Stated exercise: Please copy out exactly, and only, the lines between the line with "Rebuild this chart" and the line with "ax = fig.add_axes([0.289, 0.1526, 0.711, 0.839])", both included. Pictures are to be omitted.

Data provided:
::::::::::

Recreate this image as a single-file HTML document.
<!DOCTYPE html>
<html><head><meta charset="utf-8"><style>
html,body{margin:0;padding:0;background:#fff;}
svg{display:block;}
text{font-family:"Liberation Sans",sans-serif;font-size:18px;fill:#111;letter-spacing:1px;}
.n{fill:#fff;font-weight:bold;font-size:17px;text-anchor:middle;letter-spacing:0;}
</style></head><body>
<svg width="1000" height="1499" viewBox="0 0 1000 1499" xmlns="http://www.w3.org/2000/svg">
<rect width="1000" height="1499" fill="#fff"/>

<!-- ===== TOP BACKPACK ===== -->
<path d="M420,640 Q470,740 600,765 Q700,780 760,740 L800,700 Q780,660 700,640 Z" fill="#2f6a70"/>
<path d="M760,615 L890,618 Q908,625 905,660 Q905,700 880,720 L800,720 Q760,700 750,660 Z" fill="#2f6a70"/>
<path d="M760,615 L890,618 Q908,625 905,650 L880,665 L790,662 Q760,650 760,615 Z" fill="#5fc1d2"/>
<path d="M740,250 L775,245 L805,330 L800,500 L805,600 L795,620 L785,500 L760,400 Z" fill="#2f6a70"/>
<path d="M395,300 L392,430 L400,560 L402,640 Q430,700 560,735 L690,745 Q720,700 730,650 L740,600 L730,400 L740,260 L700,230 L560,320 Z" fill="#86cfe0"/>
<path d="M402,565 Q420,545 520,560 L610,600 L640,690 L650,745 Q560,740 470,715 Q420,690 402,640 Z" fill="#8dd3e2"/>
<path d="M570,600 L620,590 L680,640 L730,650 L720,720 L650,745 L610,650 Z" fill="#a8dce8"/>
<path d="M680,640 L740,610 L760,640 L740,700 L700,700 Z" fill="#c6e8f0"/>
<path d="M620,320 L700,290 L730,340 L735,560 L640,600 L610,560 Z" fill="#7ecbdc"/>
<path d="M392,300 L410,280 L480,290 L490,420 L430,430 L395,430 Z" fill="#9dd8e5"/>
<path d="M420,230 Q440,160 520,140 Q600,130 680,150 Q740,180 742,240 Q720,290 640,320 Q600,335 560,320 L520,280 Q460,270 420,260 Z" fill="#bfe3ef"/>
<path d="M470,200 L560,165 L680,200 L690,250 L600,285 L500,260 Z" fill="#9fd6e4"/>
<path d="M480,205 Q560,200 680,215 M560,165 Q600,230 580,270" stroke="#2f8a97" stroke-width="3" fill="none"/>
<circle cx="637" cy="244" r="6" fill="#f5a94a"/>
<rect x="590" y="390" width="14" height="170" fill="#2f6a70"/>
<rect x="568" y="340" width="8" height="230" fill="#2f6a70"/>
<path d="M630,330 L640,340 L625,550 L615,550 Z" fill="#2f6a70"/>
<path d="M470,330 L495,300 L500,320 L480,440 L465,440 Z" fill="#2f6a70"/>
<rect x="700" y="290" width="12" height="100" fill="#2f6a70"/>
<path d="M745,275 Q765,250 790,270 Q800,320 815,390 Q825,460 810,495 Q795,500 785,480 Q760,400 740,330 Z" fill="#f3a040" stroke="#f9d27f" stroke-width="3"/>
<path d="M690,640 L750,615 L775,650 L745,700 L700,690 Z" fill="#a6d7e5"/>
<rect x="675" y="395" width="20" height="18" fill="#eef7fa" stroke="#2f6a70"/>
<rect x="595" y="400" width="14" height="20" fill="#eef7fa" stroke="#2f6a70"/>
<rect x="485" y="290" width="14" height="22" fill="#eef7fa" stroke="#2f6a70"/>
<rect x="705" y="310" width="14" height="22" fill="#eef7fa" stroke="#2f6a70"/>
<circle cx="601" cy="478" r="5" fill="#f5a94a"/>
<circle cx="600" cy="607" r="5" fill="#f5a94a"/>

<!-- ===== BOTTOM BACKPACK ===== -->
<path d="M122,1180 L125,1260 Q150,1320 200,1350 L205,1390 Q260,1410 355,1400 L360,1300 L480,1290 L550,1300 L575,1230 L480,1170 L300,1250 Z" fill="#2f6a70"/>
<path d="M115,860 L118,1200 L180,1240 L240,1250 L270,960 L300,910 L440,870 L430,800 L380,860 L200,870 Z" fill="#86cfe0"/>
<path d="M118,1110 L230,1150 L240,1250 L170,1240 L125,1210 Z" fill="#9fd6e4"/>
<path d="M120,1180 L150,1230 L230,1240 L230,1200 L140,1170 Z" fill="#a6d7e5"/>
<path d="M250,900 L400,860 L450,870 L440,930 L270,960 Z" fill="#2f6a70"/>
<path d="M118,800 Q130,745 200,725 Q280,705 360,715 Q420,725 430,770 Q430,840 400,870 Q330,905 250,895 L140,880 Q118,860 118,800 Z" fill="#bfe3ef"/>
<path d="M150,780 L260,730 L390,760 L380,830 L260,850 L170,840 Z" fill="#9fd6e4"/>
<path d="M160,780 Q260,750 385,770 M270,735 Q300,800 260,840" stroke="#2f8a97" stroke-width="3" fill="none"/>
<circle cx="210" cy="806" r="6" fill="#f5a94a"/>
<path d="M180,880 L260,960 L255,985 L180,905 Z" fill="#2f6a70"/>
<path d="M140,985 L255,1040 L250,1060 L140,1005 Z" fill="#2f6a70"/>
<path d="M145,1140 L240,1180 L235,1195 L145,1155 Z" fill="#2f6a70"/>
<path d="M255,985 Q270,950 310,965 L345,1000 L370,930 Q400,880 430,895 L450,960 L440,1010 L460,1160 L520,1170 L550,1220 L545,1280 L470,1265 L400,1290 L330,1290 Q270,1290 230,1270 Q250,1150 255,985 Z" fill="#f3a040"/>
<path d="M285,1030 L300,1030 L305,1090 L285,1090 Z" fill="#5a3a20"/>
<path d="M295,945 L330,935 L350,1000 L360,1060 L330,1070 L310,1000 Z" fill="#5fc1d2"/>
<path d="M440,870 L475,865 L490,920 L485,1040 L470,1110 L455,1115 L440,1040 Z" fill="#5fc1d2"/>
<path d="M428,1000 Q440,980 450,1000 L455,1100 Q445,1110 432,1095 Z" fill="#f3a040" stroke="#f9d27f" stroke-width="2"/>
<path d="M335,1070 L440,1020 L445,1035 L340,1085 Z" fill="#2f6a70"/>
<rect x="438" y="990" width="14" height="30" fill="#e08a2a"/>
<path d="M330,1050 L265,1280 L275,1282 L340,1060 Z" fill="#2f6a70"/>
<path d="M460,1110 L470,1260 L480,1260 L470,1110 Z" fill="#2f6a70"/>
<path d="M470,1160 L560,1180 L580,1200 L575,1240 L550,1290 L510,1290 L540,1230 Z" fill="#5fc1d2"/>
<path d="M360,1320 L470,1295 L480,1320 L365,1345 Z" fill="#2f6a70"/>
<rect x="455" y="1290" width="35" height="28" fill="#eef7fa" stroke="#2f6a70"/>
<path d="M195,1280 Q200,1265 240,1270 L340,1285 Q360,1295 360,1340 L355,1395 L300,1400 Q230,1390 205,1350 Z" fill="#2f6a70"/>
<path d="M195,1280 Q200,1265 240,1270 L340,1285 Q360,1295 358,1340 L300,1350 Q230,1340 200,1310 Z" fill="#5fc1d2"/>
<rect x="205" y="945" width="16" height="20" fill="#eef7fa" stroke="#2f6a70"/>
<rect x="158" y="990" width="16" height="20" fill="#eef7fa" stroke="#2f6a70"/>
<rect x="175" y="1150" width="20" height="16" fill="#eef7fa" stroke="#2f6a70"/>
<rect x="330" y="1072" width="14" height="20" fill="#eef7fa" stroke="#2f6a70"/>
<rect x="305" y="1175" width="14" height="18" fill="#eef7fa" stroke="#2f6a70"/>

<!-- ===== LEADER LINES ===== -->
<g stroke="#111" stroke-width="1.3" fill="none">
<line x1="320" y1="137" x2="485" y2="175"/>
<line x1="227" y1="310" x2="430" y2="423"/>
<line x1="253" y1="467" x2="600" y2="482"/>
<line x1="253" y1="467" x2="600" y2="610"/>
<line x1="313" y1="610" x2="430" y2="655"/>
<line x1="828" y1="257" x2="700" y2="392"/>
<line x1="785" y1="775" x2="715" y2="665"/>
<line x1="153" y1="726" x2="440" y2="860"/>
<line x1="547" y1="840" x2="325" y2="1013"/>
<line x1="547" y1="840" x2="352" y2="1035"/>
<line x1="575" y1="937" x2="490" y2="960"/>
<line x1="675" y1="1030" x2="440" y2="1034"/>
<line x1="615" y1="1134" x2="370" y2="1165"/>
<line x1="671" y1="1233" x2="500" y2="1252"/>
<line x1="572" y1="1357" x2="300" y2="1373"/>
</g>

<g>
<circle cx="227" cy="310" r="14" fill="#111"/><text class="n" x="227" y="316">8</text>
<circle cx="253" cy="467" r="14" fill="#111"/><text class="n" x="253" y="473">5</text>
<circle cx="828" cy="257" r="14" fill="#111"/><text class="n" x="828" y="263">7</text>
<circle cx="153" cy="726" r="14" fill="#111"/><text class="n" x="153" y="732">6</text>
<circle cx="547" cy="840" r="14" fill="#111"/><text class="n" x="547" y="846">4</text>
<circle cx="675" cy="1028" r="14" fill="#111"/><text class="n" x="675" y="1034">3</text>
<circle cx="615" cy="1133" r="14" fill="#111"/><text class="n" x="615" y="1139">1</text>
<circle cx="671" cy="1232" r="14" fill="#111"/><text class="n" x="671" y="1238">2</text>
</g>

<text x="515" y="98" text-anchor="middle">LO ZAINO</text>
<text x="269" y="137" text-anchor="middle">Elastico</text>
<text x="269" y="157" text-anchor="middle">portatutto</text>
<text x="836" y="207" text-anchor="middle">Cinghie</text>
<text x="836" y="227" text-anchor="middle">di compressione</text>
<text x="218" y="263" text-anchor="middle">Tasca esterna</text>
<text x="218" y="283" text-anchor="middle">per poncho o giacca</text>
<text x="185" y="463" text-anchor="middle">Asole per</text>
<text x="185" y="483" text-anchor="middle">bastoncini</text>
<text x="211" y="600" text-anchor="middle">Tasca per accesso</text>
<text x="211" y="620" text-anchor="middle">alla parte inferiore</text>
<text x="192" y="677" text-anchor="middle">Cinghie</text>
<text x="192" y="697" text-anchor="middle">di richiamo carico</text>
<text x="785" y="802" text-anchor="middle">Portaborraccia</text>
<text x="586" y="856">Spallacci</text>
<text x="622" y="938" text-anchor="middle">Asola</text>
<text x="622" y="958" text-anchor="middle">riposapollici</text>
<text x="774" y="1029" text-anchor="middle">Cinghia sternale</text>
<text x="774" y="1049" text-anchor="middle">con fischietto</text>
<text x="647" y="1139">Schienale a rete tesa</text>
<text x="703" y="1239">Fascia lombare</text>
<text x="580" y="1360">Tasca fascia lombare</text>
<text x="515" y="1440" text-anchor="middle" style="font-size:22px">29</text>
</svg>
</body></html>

::::::::::

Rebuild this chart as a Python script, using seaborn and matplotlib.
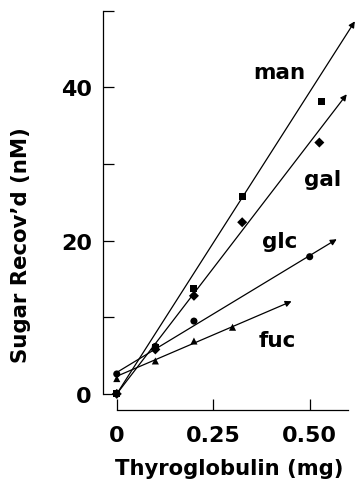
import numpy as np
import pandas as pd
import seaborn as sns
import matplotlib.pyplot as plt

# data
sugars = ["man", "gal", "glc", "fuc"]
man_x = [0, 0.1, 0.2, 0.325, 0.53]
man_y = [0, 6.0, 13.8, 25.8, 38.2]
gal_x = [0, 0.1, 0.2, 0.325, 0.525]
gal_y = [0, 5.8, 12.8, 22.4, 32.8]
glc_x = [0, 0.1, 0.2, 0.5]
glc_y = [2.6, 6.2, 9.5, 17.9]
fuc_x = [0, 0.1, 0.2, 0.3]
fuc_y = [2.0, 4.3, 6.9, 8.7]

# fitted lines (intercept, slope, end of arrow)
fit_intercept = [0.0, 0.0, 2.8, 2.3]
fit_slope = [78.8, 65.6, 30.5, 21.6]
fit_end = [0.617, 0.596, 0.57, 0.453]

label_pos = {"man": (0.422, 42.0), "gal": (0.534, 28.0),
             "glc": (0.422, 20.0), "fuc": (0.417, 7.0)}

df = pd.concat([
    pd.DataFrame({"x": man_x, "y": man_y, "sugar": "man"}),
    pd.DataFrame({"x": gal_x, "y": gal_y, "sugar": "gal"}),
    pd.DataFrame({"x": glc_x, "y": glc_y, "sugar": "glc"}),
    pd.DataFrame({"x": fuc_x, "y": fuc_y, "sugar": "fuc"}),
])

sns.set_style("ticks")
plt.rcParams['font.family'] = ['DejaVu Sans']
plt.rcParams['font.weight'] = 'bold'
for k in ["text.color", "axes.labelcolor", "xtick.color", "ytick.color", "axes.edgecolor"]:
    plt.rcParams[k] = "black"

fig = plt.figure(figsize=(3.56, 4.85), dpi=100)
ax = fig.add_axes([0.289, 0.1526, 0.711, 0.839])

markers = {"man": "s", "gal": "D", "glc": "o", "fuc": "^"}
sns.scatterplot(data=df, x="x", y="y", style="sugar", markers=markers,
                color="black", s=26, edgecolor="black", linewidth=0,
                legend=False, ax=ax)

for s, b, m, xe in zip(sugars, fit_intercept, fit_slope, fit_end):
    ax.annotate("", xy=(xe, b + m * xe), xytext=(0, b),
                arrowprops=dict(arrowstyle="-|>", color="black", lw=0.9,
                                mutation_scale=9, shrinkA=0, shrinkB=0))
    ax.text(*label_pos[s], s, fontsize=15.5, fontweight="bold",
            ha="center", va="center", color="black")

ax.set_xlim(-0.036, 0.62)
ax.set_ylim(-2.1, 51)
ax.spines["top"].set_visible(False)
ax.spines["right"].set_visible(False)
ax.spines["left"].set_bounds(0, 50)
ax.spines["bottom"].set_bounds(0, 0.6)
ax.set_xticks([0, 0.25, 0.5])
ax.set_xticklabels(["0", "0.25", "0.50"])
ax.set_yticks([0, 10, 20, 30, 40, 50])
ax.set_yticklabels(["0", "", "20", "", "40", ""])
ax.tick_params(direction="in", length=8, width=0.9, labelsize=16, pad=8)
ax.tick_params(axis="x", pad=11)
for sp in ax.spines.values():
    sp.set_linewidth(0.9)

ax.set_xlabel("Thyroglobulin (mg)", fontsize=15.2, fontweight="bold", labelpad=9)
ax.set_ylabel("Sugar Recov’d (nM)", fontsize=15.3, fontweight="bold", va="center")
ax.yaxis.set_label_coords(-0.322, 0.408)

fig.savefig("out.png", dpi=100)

::::::::::

Answer to this exercise:
Rebuild this chart as a Python script, using seaborn and matplotlib.
import numpy as np
import pandas as pd
import seaborn as sns
import matplotlib.pyplot as plt

# data
sugars = ["man", "gal", "glc", "fuc"]
man_x = [0, 0.1, 0.2, 0.325, 0.53]
man_y = [0, 6.0, 13.8, 25.8, 38.2]
gal_x = [0, 0.1, 0.2, 0.325, 0.525]
gal_y = [0, 5.8, 12.8, 22.4, 32.8]
glc_x = [0, 0.1, 0.2, 0.5]
glc_y = [2.6, 6.2, 9.5, 17.9]
fuc_x = [0, 0.1, 0.2, 0.3]
fuc_y = [2.0, 4.3, 6.9, 8.7]

# fitted lines (intercept, slope, end of arrow)
fit_intercept = [0.0, 0.0, 2.8, 2.3]
fit_slope = [78.8, 65.6, 30.5, 21.6]
fit_end = [0.617, 0.596, 0.57, 0.453]

label_pos = {"man": (0.422, 42.0), "gal": (0.534, 28.0),
             "glc": (0.422, 20.0), "fuc": (0.417, 7.0)}

df = pd.concat([
    pd.DataFrame({"x": man_x, "y": man_y, "sugar": "man"}),
    pd.DataFrame({"x": gal_x, "y": gal_y, "sugar": "gal"}),
    pd.DataFrame({"x": glc_x, "y": glc_y, "sugar": "glc"}),
    pd.DataFrame({"x": fuc_x, "y": fuc_y, "sugar": "fuc"}),
])

sns.set_style("ticks")
plt.rcParams['font.family'] = ['DejaVu Sans']
plt.rcParams['font.weight'] = 'bold'
for k in ["text.color", "axes.labelcolor", "xtick.color", "ytick.color", "axes.edgecolor"]:
    plt.rcParams[k] = "black"

fig = plt.figure(figsize=(3.56, 4.85), dpi=100)
ax = fig.add_axes([0.289, 0.1526, 0.711, 0.839])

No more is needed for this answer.